Purpose: To review early recommendations and propose guidelines for breastfeeding interruption after administration of radiopharmaceuticals, based on additional biokinetic and dosimetric data.
Methods: Activity concentrations in breast milk from 53 breastfeeding patients were determined. The milk was collected at various times after administration of 16 different radiopharmaceuticals. The fraction of the activity administered to the mother excreted in the breast milk, the absorbed doses to various organs and tissues and the effective dose to the infant were estimated.
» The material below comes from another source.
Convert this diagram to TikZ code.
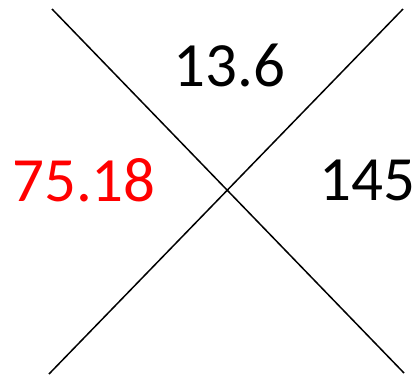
\documentclass[tikz,border=0pt]{standalone}
\usepackage{fontspec}
\setmainfont{Carlito}
\usetikzlibrary{positioning}

\begin{document}
\begin{tikzpicture}[
    x=1pt, y=-1pt,
    cross/.style={
        draw=black,
        line width=1.5pt
    },
    value/.style={
        inner sep=0pt,
        font=\fontsize{63}{63}\selectfont
    }
]

\useasboundingbox (0,0) rectangle (418,376);

% End points of the two crossing lines
\coordinate (tl) at (52,9);
\coordinate (br) at (404,373);
\coordinate (tr) at (403,9);
\coordinate (bl) at (49,374);

\draw[cross] (tl) -- (br);
\draw[cross] (tr) -- (bl);

% Values in the quadrants
\node[value] (top) at (229.5,65) {13.6};
\node[value, text=red] (left) at (84,180) {75.18};
\node[value] (right) at (367.5,180) {145};

\end{tikzpicture}
\end{document}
Results: The fraction of the administered activity excreted per millilitre of milk varied widely from 10(-10) to 10(-3) MBq/MBq administered. For (99m)Tc-labelled radiopharmaceuticals, the total fraction of the administered activity excreted in the milk varied from 0.0057 % for (99m)Tc-labelled red blood cells (RBC) to 19 % for (99m)Tc-pertechnetate. The effective dose to an infant per unit activity administered to the mother ranged from 6.7 × 10(-6) mSv/MBq for (99m)Tc-labelled RBC to 3.6 × 10(-2) mSv/MBq for (99m)Tc-pertechnetate. For the other radiopharmaceuticals, the total fraction of administered activity excreted in the milk varied from 0.018 % ((51)Cr-EDTA) to 48 % ((131)I-NaI). The effective dose ranged from 5.6 × 10(-5) mSvinfant/MBqmother ((51)Cr-EDTA) to 106 mSvinfant/MBqmother ((131)I-NaI).
Conclusions: Based on an effective dose limit of 1 mSv to the infant and a typical administered activity, we recommend cessation of breastfeeding for (131)I-NaI and interruption of feeding for 12 h for (125)I-iodohippurate, (131)I-iodohippurate, (99m)Tc-pertechnetate and (99m)Tc-MAA. During this 12-h period all breast milk should be expressed at least three times and discarded. For the other radiopharmaceuticals included in this study, no interruption of breastfeeding is necessary.
Keywords: Absorbed dose; Breast milk; Breastfeeding; Nuclear medicine; Radiopharmaceutical.